After long days in the field, there is a fantastic tradition of ‘sundowners’ at the field station. A few of times a week, groups of researchers, students and technicians will pile in the back of dust-covered Land Cruisers or Land Rovers in the late afternoon. We would drive up to a favorite rocky outcrop with an amazing view over the landscape of the Laikipia plateau. As the sun sank over horizon and we chatted about the day’s research, there could be half a dozen giraffes with their long necks towering over the trees in the distance or a long line of elephants headed down the escarpment towards the river. The temperatures would cool down and the sky would light up with the bright oranges and reds of sunset. These moments reminded me of classic movie scenes from Out of Africa.

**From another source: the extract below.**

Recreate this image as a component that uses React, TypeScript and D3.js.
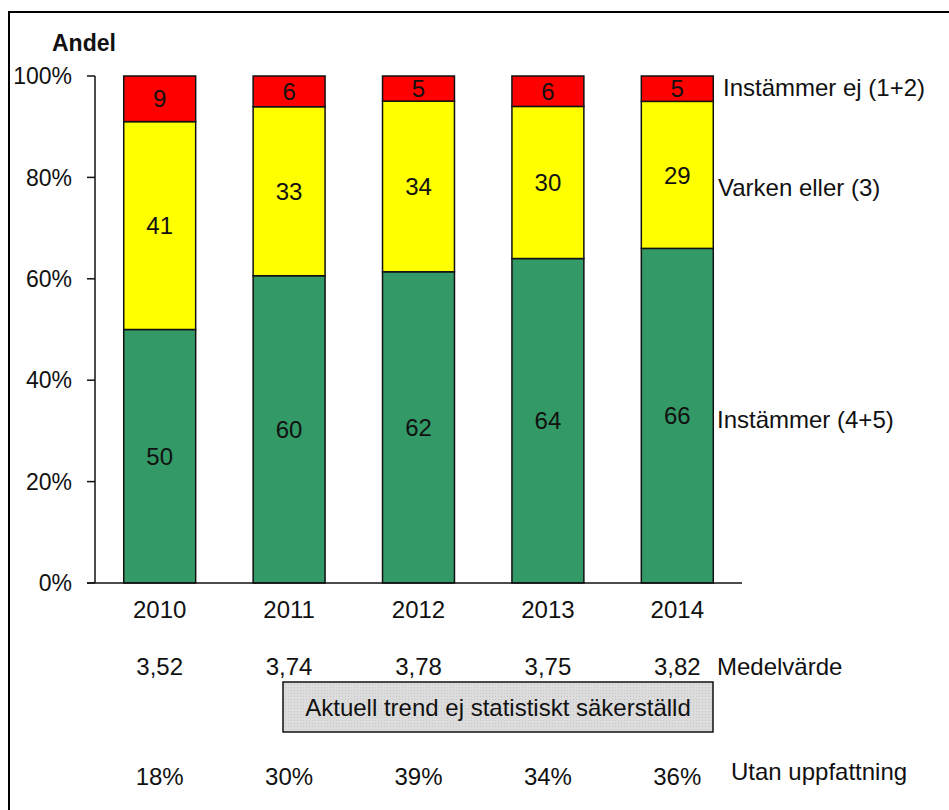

It was easy to see what draws people back to Mpala year after year, in spite of the non-trivial expense and logistical challenges of working in Kenya.
It took several months to process all the samples and analyze the data from the UHURU experiment. As the results started to roll in, we not only found evidence that insect diversity responds directly to the rainfall gradient at Mpala, but that vertebrate herbivores may be indirectly affecting the microfauna through their influence on the availability and size of many host plants as well. We are currently writing up this manuscript for publication. While I still won’t admit that big mammals are more interesting than insects, I can say that our study is starting to peal back the layers on how macro and microfauna depend on one another in interesting ways.
Without the support of the Visiting Scholar Abroad Program, the unique opportunity for collaboration between my lab and the researchers at Mpala would never have occurred. Of course, I can’t wait to go back… but perhaps with some thicker field clothes this time.